Поэтому принцип Уго Чавеса «Голос каждого венесуэльца священен» продолжал оставаться действительным принципом венесуэльской внутренней политики, поскольку у них просто не было нужды в фальсификациях. Это позволило на очередном витке венесуэльского экономического кризиса провести то, что называется в политологии опрокидывающими выборами, то есть такими выборами, в которых оппозиция неожиданно побеждает партию власти. Венесуэльская оппозиционная партия собрала около 80% голосов в парламенте. В России благодаря той системе, которая выстроена здесь и которая, еще раз повторим, покоится на ограничении участия, привязке к государственному финансированию, контролю над медийным пространством и системой фальсификации, прежде всего располагающихся на местном и региональном уровне, сценарий опрокидывающих выборов маловероятен: такая система не позволяет оппозиции прийти к власти выборным путем. Это обстоятельство очень многое определяет в динамике режимной трансформации и политического процесса в целом.
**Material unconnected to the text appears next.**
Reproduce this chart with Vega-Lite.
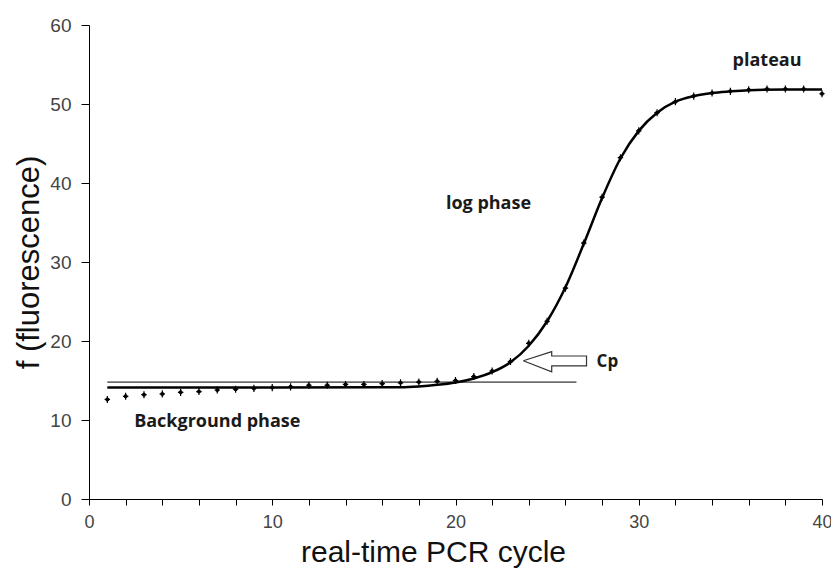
{
  "$schema": "https://vega.github.io/schema/vega-lite/v6.json",
  "width": 733,
  "height": 474,
  "autosize": {"type": "none"},
  "padding": {"left": 89, "top": 25, "right": 9, "bottom": 75},
  "background": "white",
  "config": {"view": {"stroke": null}},
  "datasets": {
    "obs": [
      {"cycle": 1, "f": 12.6}, {"cycle": 2, "f": 13.0}, {"cycle": 3, "f": 13.2}, {"cycle": 4, "f": 13.3},
      {"cycle": 5, "f": 13.5}, {"cycle": 6, "f": 13.6}, {"cycle": 7, "f": 13.8}, {"cycle": 8, "f": 13.9},
      {"cycle": 9, "f": 14.0}, {"cycle": 10, "f": 14.1}, {"cycle": 11, "f": 14.2}, {"cycle": 12, "f": 14.4},
      {"cycle": 13, "f": 14.4}, {"cycle": 14, "f": 14.5}, {"cycle": 15, "f": 14.5}, {"cycle": 16, "f": 14.6},
      {"cycle": 17, "f": 14.7}, {"cycle": 18, "f": 14.8}, {"cycle": 19, "f": 14.9}, {"cycle": 20, "f": 15.0},
      {"cycle": 21, "f": 15.5}, {"cycle": 22, "f": 16.2}, {"cycle": 23, "f": 17.4}, {"cycle": 24, "f": 19.7},
      {"cycle": 25, "f": 22.5}, {"cycle": 26, "f": 26.7}, {"cycle": 27, "f": 32.4}, {"cycle": 28, "f": 38.2},
      {"cycle": 29, "f": 43.2}, {"cycle": 30, "f": 46.6}, {"cycle": 31, "f": 48.9}, {"cycle": 32, "f": 50.3},
      {"cycle": 33, "f": 51.0}, {"cycle": 34, "f": 51.4}, {"cycle": 35, "f": 51.6}, {"cycle": 36, "f": 51.8},
      {"cycle": 37, "f": 51.9}, {"cycle": 38, "f": 51.9}, {"cycle": 39, "f": 51.9}, {"cycle": 40, "f": 51.3}
    ],
    "fit": [
      {"cycle": 1, "f": 14.1}, {"cycle": 10, "f": 14.1}, {"cycle": 17, "f": 14.15}, {"cycle": 18, "f": 14.25},
      {"cycle": 19, "f": 14.45}, {"cycle": 20, "f": 14.75}, {"cycle": 21, "f": 15.25}, {"cycle": 22, "f": 16.05},
      {"cycle": 23, "f": 17.3}, {"cycle": 24, "f": 19.4}, {"cycle": 25, "f": 22.5}, {"cycle": 26, "f": 26.8},
      {"cycle": 27, "f": 32.3}, {"cycle": 28, "f": 38.1}, {"cycle": 29, "f": 43.1}, {"cycle": 30, "f": 46.6},
      {"cycle": 31, "f": 48.9}, {"cycle": 32, "f": 50.3}, {"cycle": 33, "f": 51.0}, {"cycle": 34, "f": 51.4},
      {"cycle": 35, "f": 51.6}, {"cycle": 36, "f": 51.75}, {"cycle": 38, "f": 51.85}, {"cycle": 40, "f": 51.85}
    ],
    "threshold": [
      {"cycle": 1, "f": 14.8}, {"cycle": 26.6, "f": 14.8}
    ],
    "arrow": [
      {"i": 0, "cycle": 23.7, "f": 17.5}, {"i": 1, "cycle": 25.25, "f": 18.65}, {"i": 2, "cycle": 25.25, "f": 18.1},
      {"i": 3, "cycle": 27.15, "f": 18.1}, {"i": 4, "cycle": 27.15, "f": 16.85}, {"i": 5, "cycle": 25.25, "f": 16.85},
      {"i": 6, "cycle": 25.25, "f": 16.1}, {"i": 7, "cycle": 23.7, "f": 17.5}
    ],
    "labels": [
      {"cycle": 37.0, "f": 55.5, "label": "plateau"},
      {"cycle": 21.8, "f": 37.3, "label": "log phase"},
      {"cycle": 7.0, "f": 9.7, "label": "Background phase"}
    ],
    "cp": [
      {"cycle": 27.7, "f": 17.4, "label": "Cp"}
    ]
  },
  "encoding": {
    "x": {
      "field": "cycle", "type": "quantitative",
      "scale": {"domain": [0, 40], "nice": false, "zero": false},
      "axis": {
        "title": "real-time PCR cycle",
        "values": [0, 2, 4, 6, 8, 10, 12, 14, 16, 18, 20, 22, 24, 26, 28, 30, 32, 34, 36, 38, 40],
        "labelExpr": "datum.value % 10 === 0 ? datum.label : ''",
        "grid": false, "domainColor": "black", "tickColor": "black", "tickSize": 6,
        "labelPadding": 8, "labelFont": "Liberation Sans", "labelFontSize": 18, "labelColor": "#444",
        "labelFlush": false, "labelOverlap": false,
        "titleFont": "Liberation Sans", "titleFontSize": 30, "titleFontWeight": "normal", "titleColor": "#111",
        "titlePadding": 6, "titleX": 344
      }
    },
    "y": {
      "field": "f", "type": "quantitative",
      "scale": {"domain": [0, 60], "nice": false},
      "axis": {
        "title": "f (fluorescence)",
        "values": [0, 10, 20, 30, 40, 50, 60],
        "grid": false, "domainColor": "black", "tickColor": "black", "tickSize": 8,
        "labelPadding": 10, "labelFont": "Liberation Sans", "labelFontSize": 19, "labelColor": "#444",
        "labelFlush": false,
        "titleFont": "Liberation Sans", "titleFontSize": 31, "titleFontWeight": "normal", "titleColor": "#111",
        "titlePadding": 4
      }
    }
  },
  "layer": [
    {
      "data": {"name": "threshold"},
      "mark": {"type": "line", "color": "black", "strokeWidth": 1},
      "encoding": {}
    },
    {
      "data": {"name": "fit"},
      "mark": {"type": "line", "color": "black", "strokeWidth": 2.5, "interpolate": "monotone"},
      "encoding": {}
    },
    {
      "data": {"name": "obs"},
      "mark": {"type": "point", "shape": "circle", "filled": true, "color": "black", "size": 16, "opacity": 1},
      "encoding": {}
    },
    {
      "data": {"name": "obs"},
      "mark": {"type": "point", "shape": "M-1,0H1M0,-1.3V1.3", "filled": false, "color": "black", "size": 30, "strokeWidth": 1.2, "opacity": 1},
      "encoding": {}
    },
    {
      "data": {"name": "arrow"},
      "mark": {"type": "line", "color": "#333", "strokeWidth": 1.2},
      "encoding": {"order": {"field": "i", "type": "quantitative"}}
    },
    {
      "data": {"name": "labels"},
      "mark": {"type": "text", "font": "Open Sans", "fontWeight": "bold", "fontSize": 18, "color": "#1a1a1a", "align": "center", "baseline": "middle"},
      "encoding": {"text": {"field": "label"}}
    },
    {
      "data": {"name": "cp"},
      "mark": {"type": "text", "font": "Open Sans", "fontWeight": "bold", "fontSize": 17, "color": "#1a1a1a", "align": "left", "baseline": "middle"},
      "encoding": {"text": {"field": "label"}}
    }
  ]
}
По итогам массовых протестов конца 2011 — начала 2012 года российская избирательная система получила еще одну реформу. В декабре 2011 года тогдашний президент Дмитрий Медведев обещал либерализацию электорального законодательства. В чем она заключалась? Фактически к возвращению выборной модели 2003 года. В парламентские выборы вернулась смешанная система, то есть снова половина Думы должна была избираться по партийным спискам, половина — по одномандатным округам. Порог прохождения в Государственную Думу был снижен с 7 до 5%, это опять норма закона 2003 года. Была снижена численность партий, необходимых для регистрации, и вообще либерализованы правила регистрации партий. Благодаря этому количество партий, зарегистрированных в России, снова увеличилось.
Забегая вперед, скажем, что парламентские выборы 2016 года, прошедшие по новой схеме, с точки зрения формального результата дали достаточно высокий процент голосов «Единой России», снова вернули ей конституционное большинство, которое было у нее на выборах 2007 года и которое она потеряла на выборах 2011 года. Но лозунги о необходимости проведения честных выборов, которые звучали на протяжении всей парламентской кампании из Москвы, были услышаны в регионах Центральной России. Но был ряд регионов, прежде всего национальные республики, которые не обратили на них никакого внимания. Там по-прежнему демонстрировались сверхвысокая явка и сверхвысокий результат «Единой России». В результате в сформированном составе парламента произошел перекос в сторону тех регионов, которые решили провести выборы по старым правилам.